Quali sono gli aspetti più appaganti ma anche quelli più complessi sia nel lavoro di regista che nel lavoro di produttore?
L’ambizione di questo progetto mi ha ripagato di ogni minuto speso. Alla prima presentazione abbiamo avuto una sala piena, c’erano circa duecento persone e non sapevamo più dove mettere la gente. E stiamo parlando di un cortometraggio, e avere il sold out in quarantotto ore a una presentazione penso che sia qualcosa di straordinario, perché vuol dire che le persone sono venute a vedere un progetto nel quale hanno creduto senza nemmeno conoscerci come casa di produzione, e questo ci ha fatto capire che ci stiamo muovendo nella direzione giusta. Stiamo mettendo su altri progetti che stanno ricevendo sui social tantissimi feedback positivi; le persone credono in noi e in quello che stiamo facendo. Quindi la sfida è quella di trovare il modo di convertire la visione in realtà.

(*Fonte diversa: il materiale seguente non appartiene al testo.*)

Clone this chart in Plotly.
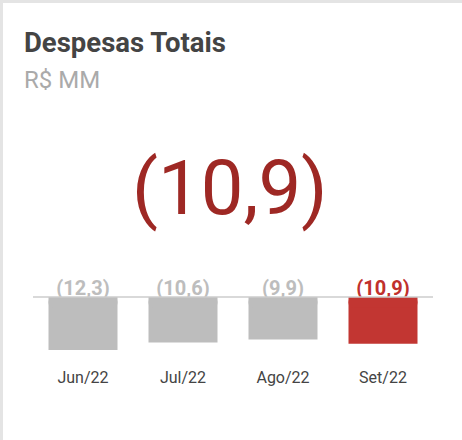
import plotly.graph_objects as go

# Data
categories = ["Jun/22", "Jul/22", "Ago/22", "Set/22"]
values = [12.3, 10.6, 9.9, 10.9]          # despesas (R$ MM), shown in parentheses
value_labels = ["(12,3)", "(10,6)", "(9,9)", "(10,9)"]
headline = "(10,9)"
title = "Despesas Totais"
subtitle = "R$ MM"

W, H = 462, 440
GRAY = "#bdbdbd"
RED = "#c23632"
bar_colors = [GRAY, GRAY, GRAY, RED]
label_colors = ["#bdbdbd", "#bdbdbd", "#bdbdbd", "#c0302c"]

# pixel layout helpers
px_per_unit = 4.3
zero_px = 297
top_px, bot_px = 265, 362
y_range = [-(bot_px - zero_px) / px_per_unit, (zero_px - top_px) / px_per_unit]
y_domain = [(H - bot_px) / H, (H - top_px) / H]
x_domain = [33 / W, 433 / W]
cap = 2.5  # depth (in data units) of the rounded top cap

fig = go.Figure()

# value labels (under the bars, drawn on base subplot)
fig.add_trace(go.Scatter(
    x=categories, y=[1.7] * len(categories), mode="text",
    text=value_labels, textposition="middle center",
    textfont=dict(family="Roboto", size=20, color=label_colors, weight="bold"),
    xaxis="x", yaxis="y", hoverinfo="skip", showlegend=False,
))

# bars on overlaying subplot (drawn above labels): square body + rounded top cap
fig.add_trace(go.Bar(
    x=categories, y=[-v for v in values],
    marker=dict(color=bar_colors, line=dict(width=0)),
    width=0.69, xaxis="x2", yaxis="y2", hoverinfo="skip", showlegend=False,
    base=[0] * len(values),
))
fig.add_trace(go.Bar(
    x=categories, y=[cap] * len(values), base=[-cap] * len(values),
    marker=dict(color=bar_colors, cornerradius=5, line=dict(width=0)),
    width=0.69, xaxis="x2", yaxis="y2", hoverinfo="skip", showlegend=False,
))

fig.update_layout(
    width=W, height=H,
    barmode="overlay",
    margin=dict(l=0, r=0, t=0, b=0),
    paper_bgcolor="white", plot_bgcolor="rgba(0,0,0,0)",
    font=dict(family="Roboto"),
    xaxis=dict(domain=x_domain, anchor="y", range=[-0.5, 3.5],
               showticklabels=True, showgrid=False, zeroline=False, showline=False,
               ticks="", tickfont=dict(family="Roboto", size=16, color="#444444"),
               ticklabelstandoff=4),
    yaxis=dict(domain=y_domain, range=y_range, visible=False, fixedrange=True),
    xaxis2=dict(domain=x_domain, anchor="y2", overlaying="x", range=[-0.5, 3.5],
                visible=False),
    yaxis2=dict(domain=y_domain, range=y_range, overlaying="y", visible=False,
                zeroline=False),
    shapes=[
        # horizontal baseline
        dict(type="line", xref="x domain", yref="y", x0=0, x1=1, y0=0, y1=0,
             line=dict(color="#cccccc", width=1.5), layer="above"),
        # card border (left / top)
        dict(type="rect", xref="paper", yref="paper", x0=0, x1=3 / W, y0=0, y1=1,
             fillcolor="#e4e4e4", line=dict(width=0), layer="below"),
        dict(type="rect", xref="paper", yref="paper", x0=0, x1=1, y0=1 - 3 / H, y1=1,
             fillcolor="#e4e4e4", line=dict(width=0), layer="below"),
    ],
    annotations=[
        dict(text=title, xref="paper", yref="paper", x=22 / W, y=1 - 42 / H,
             xanchor="left", yanchor="middle", showarrow=False,
             font=dict(family="Roboto", size=27.5, color="#444444", weight="bold")),
        dict(text=subtitle, xref="paper", yref="paper", x=22 / W, y=1 - 80 / H,
             xanchor="left", yanchor="middle", showarrow=False,
             font=dict(family="Roboto", size=24, color="#aaaaaa")),
        dict(text=headline, xref="paper", yref="paper", x=230 / W, y=1 - 188 / H,
             xanchor="center", yanchor="middle", showarrow=False,
             font=dict(family="Roboto", size=76, color="#9e2824")),
    ],
)

fig.write_html("out.html", config={"displayModeBar": False},
               post_script="document.body.style.margin='0';")
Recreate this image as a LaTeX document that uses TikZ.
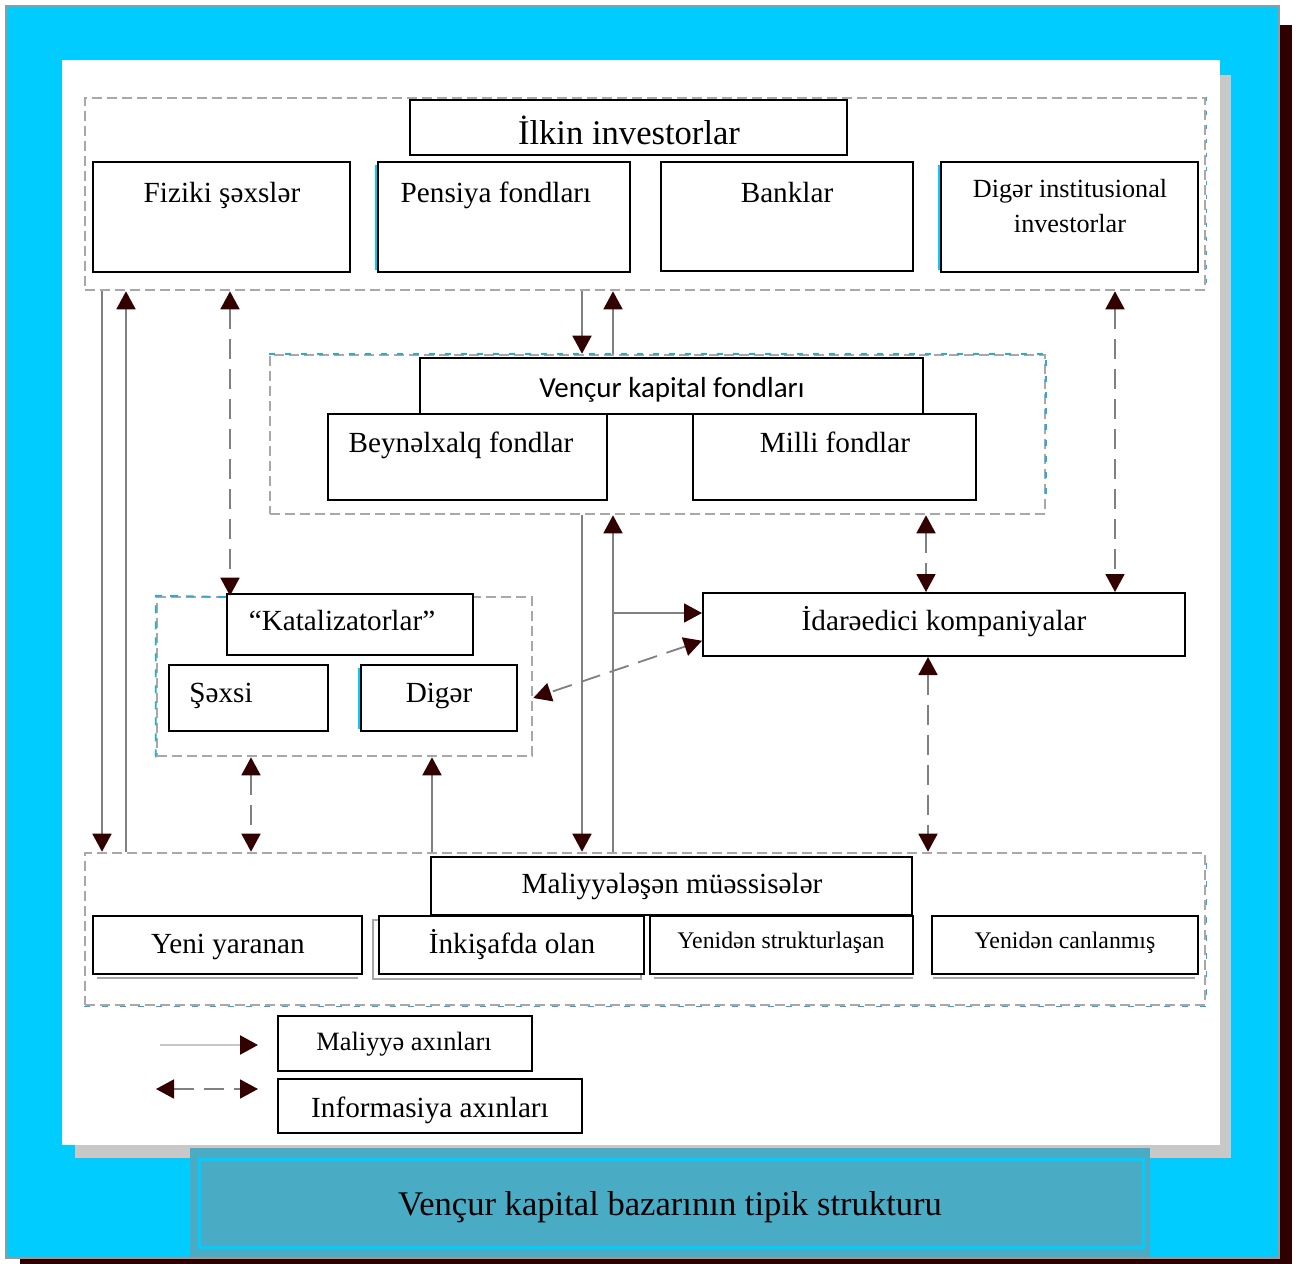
\documentclass[tikz,border=0pt]{standalone}
\usepackage{fontspec}
\setmainfont{Liberation Serif}
\newfontfamily\sansfund{Carlito}
\usetikzlibrary{arrows.meta,fit,calc}

\definecolor{frameCyan}{HTML}{00CCFF}
\definecolor{shadowDark}{HTML}{2E0000}
\definecolor{panelShadow}{HTML}{C8C8C8}
\definecolor{capTeal}{HTML}{4AABC5}
\definecolor{grpGray}{HTML}{A8A8A8}
\definecolor{lineGray}{HTML}{808080}
\definecolor{tipBrown}{HTML}{330000}
\definecolor{dashBlue}{HTML}{2BA8DC}

\begin{document}
\begin{tikzpicture}[x=0.5pt,y=-0.5pt,
  box/.style={draw=black, line width=1pt, fill=white, inner sep=0pt},
  grp/.style={draw=grpGray, line width=1.3pt, dash pattern=on 5pt off 2.5pt, inner sep=0pt},
  lbl/.style={anchor=base, inner sep=0pt, font=\fontsize{14.6}{17}\selectfont},
  fin/.style={draw=lineGray, line width=0.9pt, -{Triangle[width=9.5pt,length=9pt,color=tipBrown]}},
  info/.style={draw=lineGray, line width=0.9pt, dash pattern=on 10pt off 5pt,
    {Triangle[width=9.5pt,length=9pt,color=tipBrown]}-{Triangle[width=9.5pt,length=9pt,color=tipBrown]}},
  boxshade/.style={draw=gray!70, line width=0.8pt},
]

% page, framed background and panel
\fill[white] (0,0) rectangle (1302,1264);
\useasboundingbox (0,0) rectangle (1302,1264);
\fill[shadowDark] (20,25) rectangle (1292,1264);
\filldraw[fill=frameCyan, draw=gray!80, line width=0.6pt] (6,6) rectangle (1279,1258);
\fill[panelShadow] (75,75) rectangle (1231,1158);
\fill[white] (62,60) rectangle (1220,1145);

% caption band
\node[fill=capTeal, inner sep=0pt, fit={(190,1148) (1150,1257)}] (capband) {};
\node[draw=frameCyan, line width=1.5pt, fill=capTeal, inner sep=0pt, fit={(199,1159) (1143,1247)}] (capbox) {};
\node[lbl, font=\fontsize{17.3}{20}\selectfont] (captxt) at (670,1215) {Vençur kapital bazarının tipik strukturu};

% dashed groups
\node[grp, fit={(85,98) (1205,290)}] (topgrp) {};
\node[grp, fit={(270,355) (1045,514)}] (vcgrp) {};
\node[grp, fit={(157,597) (532,756)}] (katgrp) {};
\node[grp, fit={(85,853) (1205,1005)}] (botgrp) {};
\draw[dashBlue, line width=0.9pt, dash pattern=on 3pt off 5pt] (vcgrp.north west) -- (vcgrp.north east) -- ($(vcgrp.south east)+(0,-12)$);
\draw[dashBlue, line width=0.9pt, dash pattern=on 4pt off 4pt] (katgrp.south west) -- (katgrp.north west) -- (227,597);
\draw[dashBlue, line width=0.7pt, dash pattern=on 2pt off 5pt] (topgrp.north east) -- (topgrp.south east);
\draw[dashBlue, line width=0.7pt, dash pattern=on 3pt off 6pt] (botgrp.south west) -- (botgrp.south east) -- (botgrp.north east);

% initial investors
\node[box, fit={(410,100) (847,155)}] (ilkin) {};
\node[lbl, font=\fontsize{17.3}{20}\selectfont] (ilkin-t) at (629,144) {İlkin investorlar};
\node[box, fit={(93,162) (350,272)}] (fiz) {};
\node[lbl] (fiz-t) at (222,202) {Fiziki şəxslər};
\draw[frameCyan, line width=0.8pt] (376,165) -- (376,270);
\node[box, fit={(378,162) (630,272)}] (pens) {};
\node[lbl] (pens-t) at (496,202) {Pensiya fondları};
\node[box, fit={(661,162) (913,271)}] (bank) {};
\node[lbl] (bank-t) at (787,202) {Banklar};
\draw[frameCyan, line width=0.8pt] (939,165) -- (939,270);
\node[box, fit={(941,162) (1198,272)}] (diginst) {};
\node[lbl, font=\fontsize{13.1}{15}\selectfont] (diginst-t1) at (1070,197) {Digər institusional};
\node[lbl, font=\fontsize{13.1}{15}\selectfont] (diginst-t2) at (1070,232) {investorlar};

% venture funds
\node[box, fit={(420,358) (923,414)}] (vcf) {};
\node[lbl, font=\sansfund\fontsize{14.5}{17}\selectfont] (vcf-t) at (672,397) {Vençur kapital fondları};
\node[box, fit={(328,414) (607,500)}] (intl) {};
\node[lbl] (intl-t) at (461,452) {Beynəlxalq fondlar};
\node[box, fit={(693,414) (976,500)}] (natl) {};
\node[lbl] (natl-t) at (835,452) {Milli fondlar};

% catalysts
\node[box, fit={(227,594) (473,655)}] (kat) {};
\node[lbl] (kat-t) at (342,630) {“Katalizatorlar”};
\node[box, fit={(169,665) (328,731)}] (sxs) {};
\node[lbl] (sxs-t) at (221,702) {Şəxsi};
\draw[frameCyan, line width=0.8pt] (359,668) -- (359,729);
\node[box, fit={(361,665) (517,731)}] (dgr) {};
\node[lbl] (dgr-t) at (439,702) {Digər};

% management companies
\node[box, fit={(703,593) (1185,656)}] (ido) {};
\node[lbl] (ido-t) at (944,630) {İdarəedici kompaniyalar};

% financed enterprises
\node[box, fit={(431,857) (912,915)}] (mal) {};
\node[lbl] (mal-t) at (672,893) {Maliyyələşən müəssisələr};
\draw[boxshade] (97,978) -- (358,978);
\node[box, fit={(93,916) (362,974)}] (yeni) {};
\node[lbl] (yeni-t) at (228,953) {Yeni yaranan};
\draw[boxshade, fill=white] (373,920) rectangle (641,979);
\node[box, fit={(379,916) (644,974)}] (inks) {};
\node[lbl] (inks-t) at (512,953) {İnkişafda olan};
\draw[boxshade] (654,978) -- (913,978);
\node[box, fit={(650,916) (913,974)}] (strk) {};
\node[lbl, font=\fontsize{11.9}{14}\selectfont] (strk-t) at (781,948) {Yenidən strukturlaşan};
\draw[boxshade] (933,978) -- (1195,978);
\node[box, fit={(932,916) (1198,974)}] (canl) {};
\node[lbl, font=\fontsize{11.9}{14}\selectfont] (canl-t) at (1065,948) {Yenidən canlanmış};

% legend
\node[box, fit={(278,1016) (532,1071)}] (lgfin) {};
\node[lbl, font=\fontsize{13.2}{15}\selectfont] (lgfin-t) at (404,1050) {Maliyyə axınları};
\node[box, fit={(278,1079) (582,1133)}] (lginf) {};
\node[lbl] (lginf-t) at (430,1117) {Informasiya axınları};
\coordinate (lf0) at (160,1045);
\coordinate (lf1) at (258,1045);
\coordinate (li0) at (156,1089);
\coordinate (li1) at (258,1089);
\draw[fin, draw=gray!45, line width=1.2pt] (lf0) -- (lf1);
\draw[info] (li0) -- (li1);

% connector columns
\coordinate (xa) at (102,0);
\coordinate (xb) at (126,0);
\coordinate (xc) at (230,0);
\coordinate (xd) at (582,0);
\coordinate (xe) at (613,0);
\coordinate (xf) at (1115,0);
\coordinate (xi) at (926,0);
\coordinate (xk) at (251,0);
\coordinate (xl) at (432,0);
\coordinate (xm) at (928,0);
\coordinate (split) at (613,613);

% financial flows
\draw[fin] (topgrp.south -| xa) -- (botgrp.north -| xa);
\draw[fin] (botgrp.north -| xb) -- (topgrp.south -| xb);
\draw[fin] (topgrp.south -| xd) -- (vcgrp.north -| xd);
\draw[fin] (vcgrp.north -| xe) -- (topgrp.south -| xe);
\draw[fin] (vcgrp.south -| xd) -- (botgrp.north -| xd);
\draw[fin] (botgrp.north -| xe) -- (vcgrp.south -| xe);
\draw[fin] (split) -- (ido.west |- split);
\draw[fin] (botgrp.north -| xl) -- (katgrp.south -| xl);

% information flows
\draw[info] (topgrp.south -| xc) -- (katgrp.north -| xc);
\draw[info] (topgrp.south -| xf) -- (ido.north -| xf);
\draw[info] (vcgrp.south -| xi) -- (ido.north -| xi);
\draw[info] ($(ido.west)!0.5!(ido.south west)$) -- (katgrp.east |- dgr);
\draw[info] (katgrp.south -| xk) -- (botgrp.north -| xk);
\draw[info] (ido.south -| xm) -- (botgrp.north -| xm);

\end{tikzpicture}
\end{document}
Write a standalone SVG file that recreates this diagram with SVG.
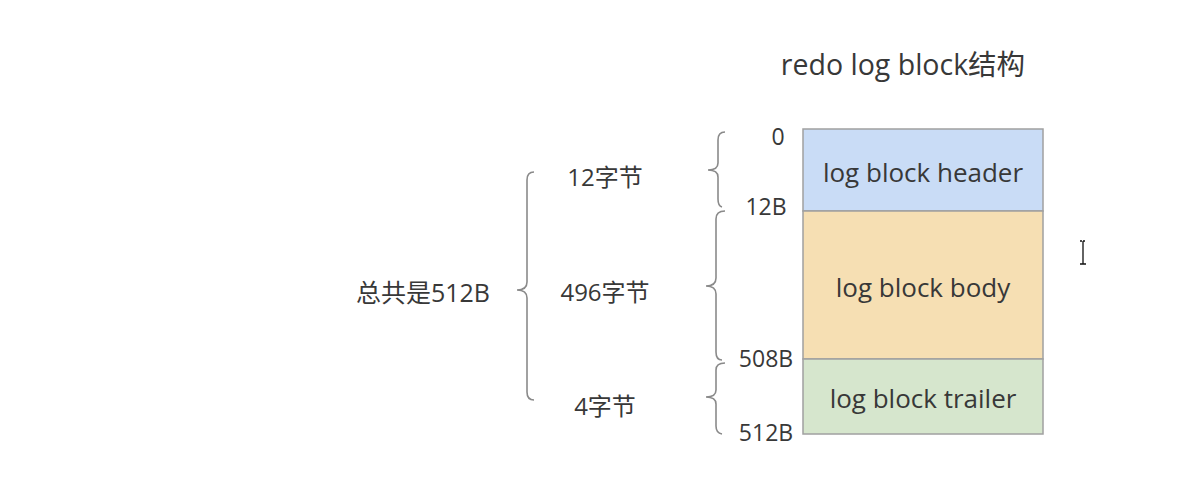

Dove spera di arrivare con questo cortometraggio?
Abbiamo iniziato una distribuzione internazionale, abbiamo applicato il cortometraggio a 75 festival con Oscar Qualifying. La nostra visione è internazionale al cento per cento; quindi noi stiamo andando in quella direzione. L’obiettivo è quello di mettere sul mercato prodotti comunque di qualità che però sono del genere che le persone vogliono anche vedere. Stiamo spingendo tantissimo con tutte le risorse che abbiamo e stiamo riuscendo a portare a termine già degli obiettivi importanti. Mi rendo conto che il genere horror è quello più difficile da finanziare ma è anche quello che, potenzialmente, funzionerà sempre: ci sono infiniti amanti di cinema horror inoltre; quindi non è neanche così impensabile da produrre, e se ben pensato e realizzato può diventare una scelta vincente. Almeno cosi pensiamo noi. Il pubblico ha proprio bisogno di contenuti nuovi, di freschezza. Soprattutto la fascia 18/35 anni è stufa, vuole roba nuova che parli con un linguaggio che le appartenga. Noi stiamo andando ad incontrare proprio quel target.